→ **SUPPLIED MATERIAL**
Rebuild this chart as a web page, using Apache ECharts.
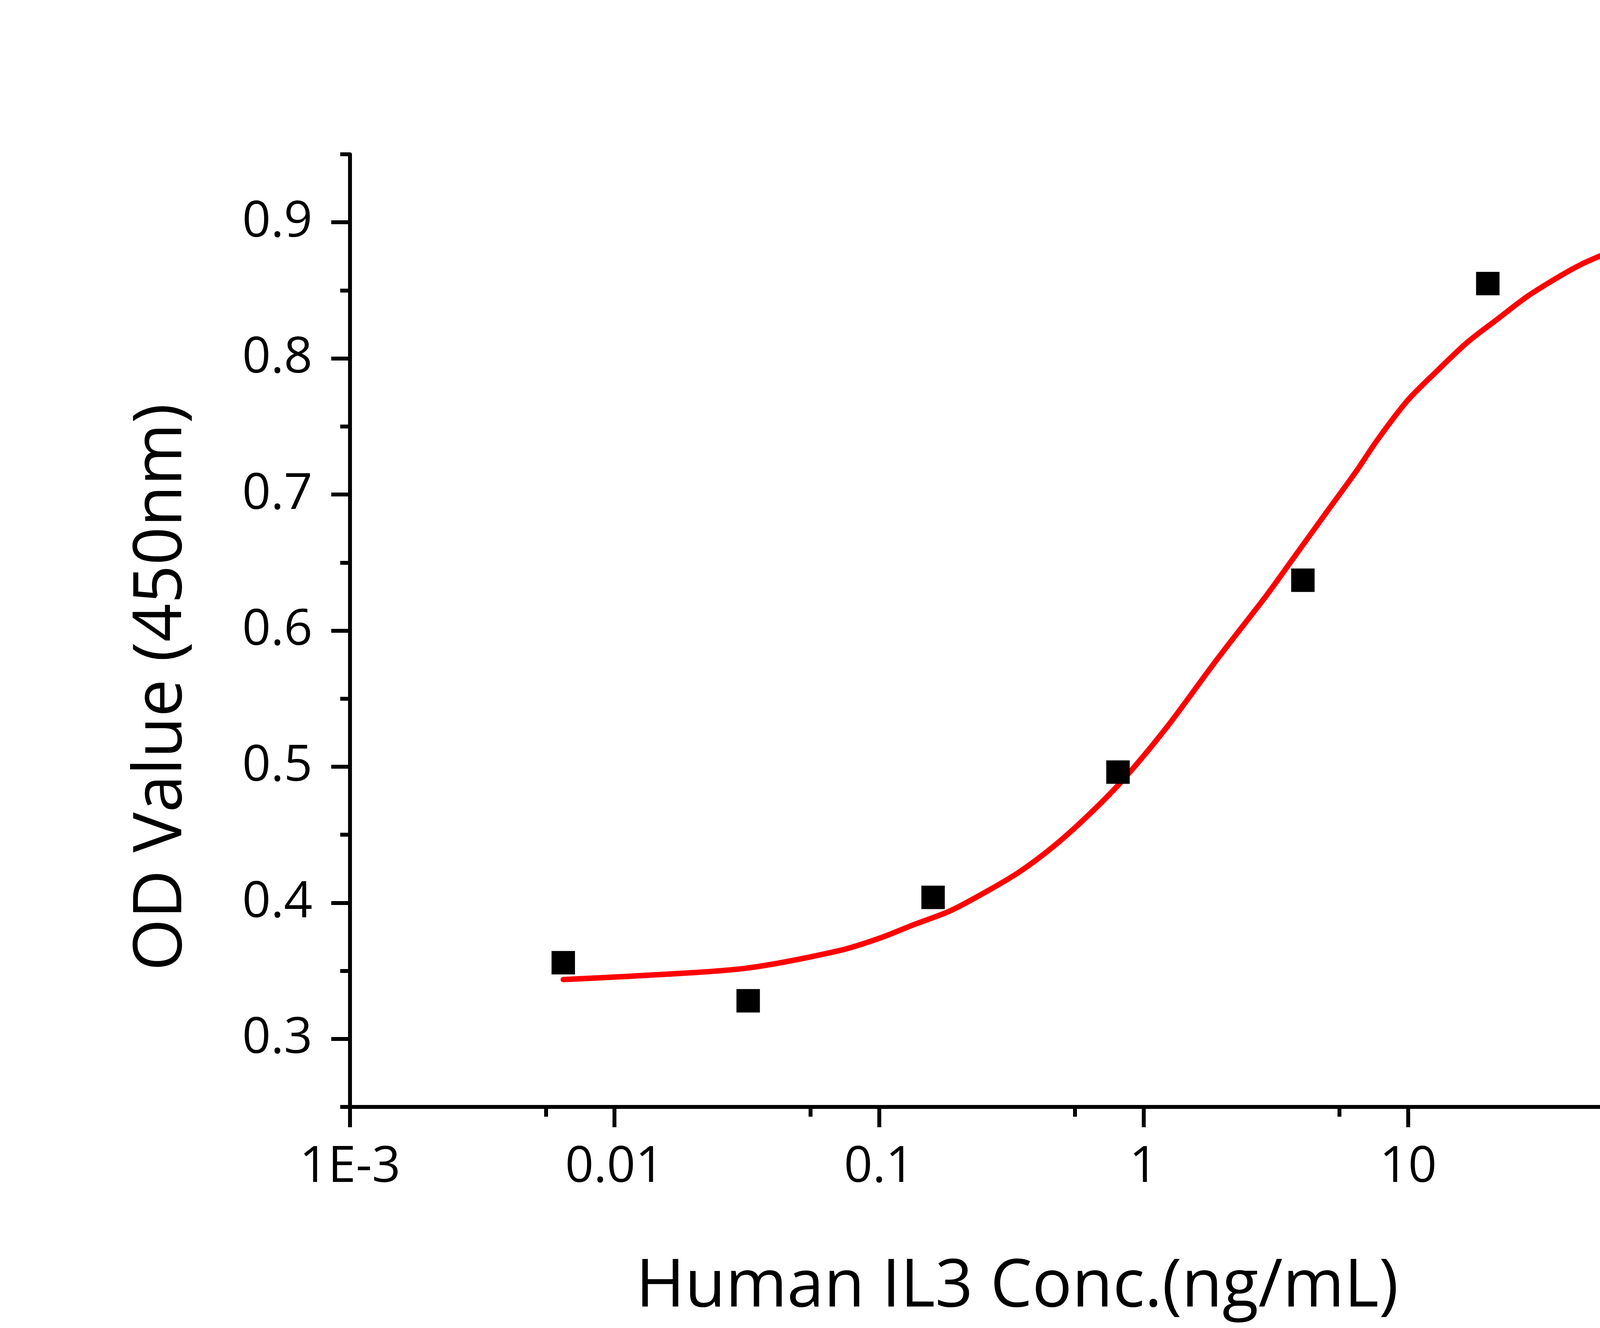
<!DOCTYPE html>
<html>
<head>
<meta charset="utf-8">
<title>Human IL3 ELISA</title>
<script src="https://cdn.jsdelivr.net/npm/echarts@6/dist/echarts.min.js"></script>
<style>
  html, body { margin: 0; padding: 0; background: #fff; }
  #main { width: 5000px; height: 3400px; }
</style>
</head>
<body>
<div id="main"></div>
<script>
// measured points (ng/mL, OD450)
const concs = [0.0064, 0.032, 0.16, 0.8, 4, 20, 100];
const odValues = [0.356, 0.328, 0.404, 0.496, 0.637, 0.855, 0.881];

// fitted curve
const fitX = [0.0064, 0.014, 0.0316, 0.0712, 0.1005, 0.136, 0.1845, 0.2496, 0.338, 0.457,
  0.621, 0.84, 1.22, 1.88, 2.91, 3.62, 5.0, 6.31, 7.69,
  9.96, 12.94, 16.76, 21.8, 28.2, 36.6, 45, 55, 75.9, 100];
const fitY = [0.3436, 0.347, 0.352, 0.365, 0.374, 0.3841, 0.3938, 0.4073, 0.4225, 0.4415,
  0.4647, 0.4908, 0.5287, 0.578, 0.6257, 0.6512, 0.689, 0.716, 0.7407,
  0.7692, 0.7913, 0.8119, 0.829, 0.8455, 0.8593, 0.869, 0.8765, 0.888, 0.8971];

const xMajor = [0.001, 0.01, 0.1, 1, 10, 100];
const xMinor = [0.0055, 0.055, 0.55, 5.5, 55];
const yMajor = [0.3, 0.4, 0.5, 0.6, 0.7, 0.8, 0.9];
const yMinor = [0.25, 0.35, 0.45, 0.55, 0.65, 0.75, 0.85, 0.95];

const FONT = 'Open Sans';
const chart = echarts.init(document.getElementById('main'), null, { renderer: 'canvas' });

const axisLine = { show: true, lineStyle: { color: '#000', width: 10 } };

const option = {
  backgroundColor: '#fff',
  animation: false,
  grid: { left: 896, right: 688, top: 395, bottom: 566, containLabel: false, outerBoundsMode: 'none' },
  xAxis: [
    {
      type: 'log', logBase: 10, min: 0.001, max: 110.7,
      axisLine: axisLine,
      axisTick: { show: true, customValues: xMajor, length: 52, lineStyle: { color: '#000', width: 10 } },
      axisLabel: {
        customValues: xMajor, margin: 92, color: '#000', fontFamily: FONT, fontSize: 128,
        formatter: v => (v === 0.001 ? '1E-3' : String(v))
      },
      splitLine: { show: false },
      name: 'Human IL3 Conc.(ng/mL)', nameLocation: 'middle', nameGap: 378, nameMoveOverlap: false,
      nameTextStyle: { color: '#000', fontFamily: FONT, fontSize: 170 }
    },
    {
      type: 'log', logBase: 10, min: 0.001, max: 110.7, position: 'bottom',
      axisLine: { show: false },
      axisTick: { show: true, customValues: xMinor, length: 25, lineStyle: { color: '#000', width: 10 } },
      axisLabel: { show: false },
      splitLine: { show: false }
    }
  ],
  yAxis: [
    {
      type: 'value', min: 0.25, max: 0.95,
      axisLine: axisLine,
      axisTick: { show: true, customValues: yMajor, length: 48, lineStyle: { color: '#000', width: 10 } },
      axisLabel: {
        customValues: yMajor, margin: 96, color: '#000', fontFamily: FONT, fontSize: 128,
        padding: [0, 0, 28, 0],
        formatter: v => v.toFixed(1)
      },
      splitLine: { show: false },
      name: 'OD Value (450nm)', nameLocation: 'middle', nameGap: 395, nameMoveOverlap: false,
      nameTextStyle: { color: '#000', fontFamily: FONT, fontSize: 172, padding: [0, 290, 0, 0] }
    },
    {
      type: 'value', min: 0.25, max: 0.95, position: 'left',
      axisLine: { show: false },
      axisTick: { show: true, customValues: yMinor, length: 25, lineStyle: { color: '#000', width: 10 } },
      axisLabel: { show: false },
      splitLine: { show: false }
    }
  ],
  series: [
    {
      name: 'fit', type: 'line',
      data: fitX.map((x, i) => [x, fitY[i]]),
      showSymbol: false, smooth: 0.3,
      lineStyle: { color: '#ff0000', width: 14, cap: 'round' },
      z: 2
    },
    {
      name: 'OD', type: 'scatter',
      data: concs.map((x, i) => [x, odValues[i]]),
      symbol: 'rect', symbolSize: 60,
      itemStyle: { color: '#000', opacity: 1 },
      z: 3
    }
  ]
};

chart.setOption(option);
</script>
</body>
</html>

→ **REQUIRED WORK**
Each line from the top of the material through the line containing "0.637, 0.855, 0.881];" should be reproduced exactly; please drop any images.

→ **WORKED SOLUTION**
Rebuild this chart as a web page, using Apache ECharts.
<!DOCTYPE html>
<html>
<head>
<meta charset="utf-8">
<title>Human IL3 ELISA</title>
<script src="https://cdn.jsdelivr.net/npm/echarts@6/dist/echarts.min.js"></script>
<style>
  html, body { margin: 0; padding: 0; background: #fff; }
  #main { width: 5000px; height: 3400px; }
</style>
</head>
<body>
<div id="main"></div>
<script>
// measured points (ng/mL, OD450)
const concs = [0.0064, 0.032, 0.16, 0.8, 4, 20, 100];
const odValues = [0.356, 0.328, 0.404, 0.496, 0.637, 0.855, 0.881];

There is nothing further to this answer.